No sé si fue una buena idea decirle a Sebastián que viniera, pero... Jamás, en mis veinticinco años de vida he experimentado lo que es el amor, y, aunque aún no quiera admitirlo en voz alta, sé que estoy comenzando a sentir cosas de él. Y, de alguna manera u otra, esta es una forma de decírselo indirectamente.
—Oye, Aibyleen —levanto la mirada y me enfoco en Clarisa, mi compañera, una gran amiga—. Ya están todas las chicas.
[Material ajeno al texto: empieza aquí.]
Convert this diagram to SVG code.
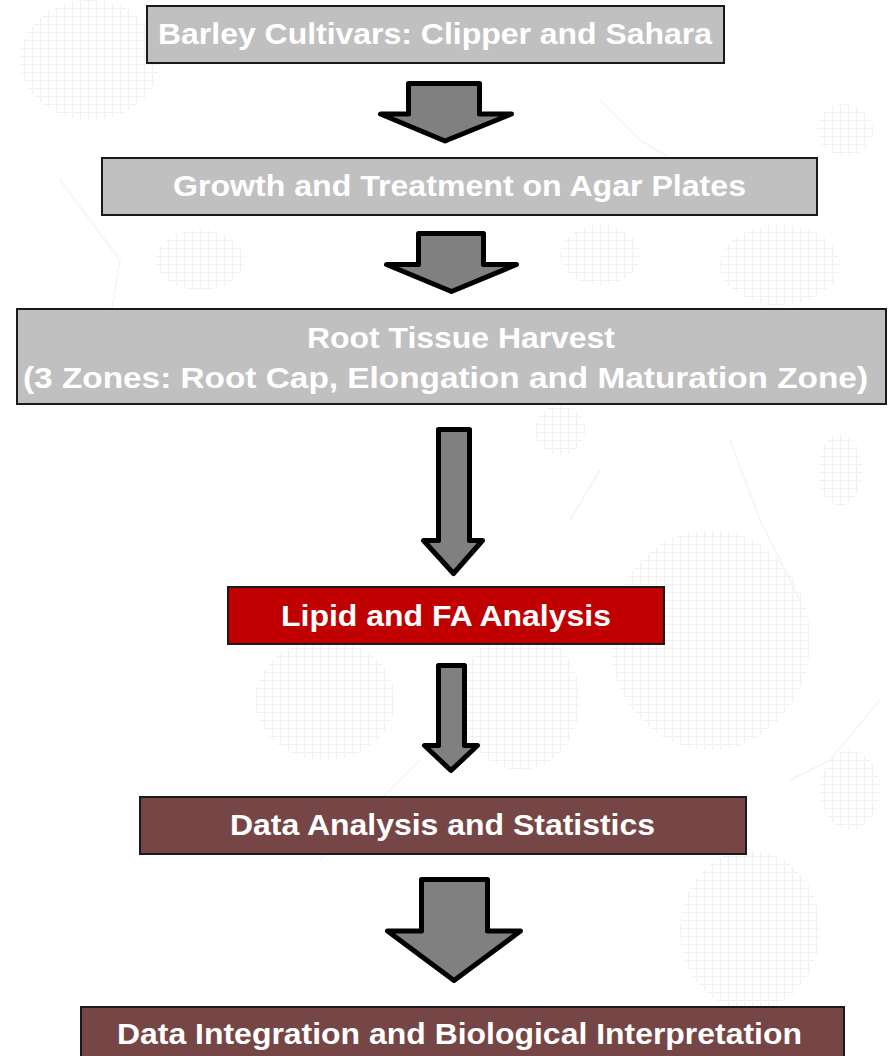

—Voy en un segundo —ella asiente y sale del pequeño baño, reviso mi teléfono y miro la hora, son casi las dos—. Ya es hora.
Salgo del baño y camino hacia el salón de reuniones, veinte sillas, de ellas, solo ocho están ocupadas, pero Sebastián no ha llegado. Debe estar por llegar, no puedo saberlo, ¿o sí? Varias miradas caen sobre mí, la mayoría son de las chicas que están en el público. El sonido de mis tacones resuena aún más cuando subo las escaleras para llegar al podio, mis uñas acrílicas toquetean el micrófono.
—Hola —sonrío, ninguna de ellas me devuelve el gesto—. Espero se encuentren completamente estables para estar aquí el día de hoy —es estúpido decirles «Que estén bien» Cuando claramente, no lo están—. Es un grupo nuevo el de hoy, por lo que puedo ver —el movimiento de la puerta de entrada llama mi atención, y el hombre que está robándose mi corazón llena mi campo de visión. Sonrío ante su expresión de confusión y le hago un asentimiento a modo de saludo, el cual él corresponde antes de sentarse hasta el fondo—. Hoy quiero comenzar de una manera muy poco usual, ya que siempre inicio con el mismo sermón de siempre, bla, bla, bla. Quiero cambiar eso un poco, así que, iniciaré dando mi testimonio.
>> Primero que nada; mi nombre es Aibyleen Whittemore, tengo veinticinco años y soy una Barbie, básicamente. Amo la moda, la ropa, los brillos, las cosas caras, y todo lo que sea adecuado para verme sensacional —me señalo, sonrío sacudiendo mi cabello—. Algunas pueden conocerme porque he estado en varias pasarelas, ya saben, soy modelo. Soy cosmetóloga y también tengo una línea de maquillaje. Soy una estrellita, técnicamente. Y también sé que muchas deben conocer mi historia, el trastorno que padezco y mi lucha diaria para poder estar aquí.
>> Me considero una persona extrovertida, carismática, y sobre todo, muy arrogante. Me encanta verme al espejo y decirme lo fabulosa que soy, lo hermosa y perfecta que luzco cada día. Incluso, puedo afírmales que, no hay nadie más en el mundo a quien ame más que a mí misma. Si, soy muy explícita en ese aspecto, no se preocupen. Tal vez necesito un poco de terapia o menospreciarme de vez en cuando, pero no, no lo haré, ¡Jamás! Porque lo hice una vez, y no volveré a ello.
>> Mi historia comienza hace diez años atrás, mucho tiempo después de que me diagnosticaran PIT, exactamente cuando tenía quince años, cuando me creía la peor basura del planeta —digo con toda la sinceridad que consigo reunir—. En esos tiempos, estaba en la escuela, mi vida era pésima, horrible si es que no se puede decir horrorosa. Era blanca, pálida, era demasiado delgada, y, lo último, pero no menos importante, sufría de anorexia. —El entrecejo de Sebastián se frunce automáticamente ante mi confesión, y la peor parte comienza—. Estaba obsesionada con mi peso, no podía verme siquiera en el espejo porque parecía que estuviera viendo a una ballena en vez de a mí, cuando la realidad era que pesaba menos que un niño de diez años, ¿en qué mundo estaba bien eso?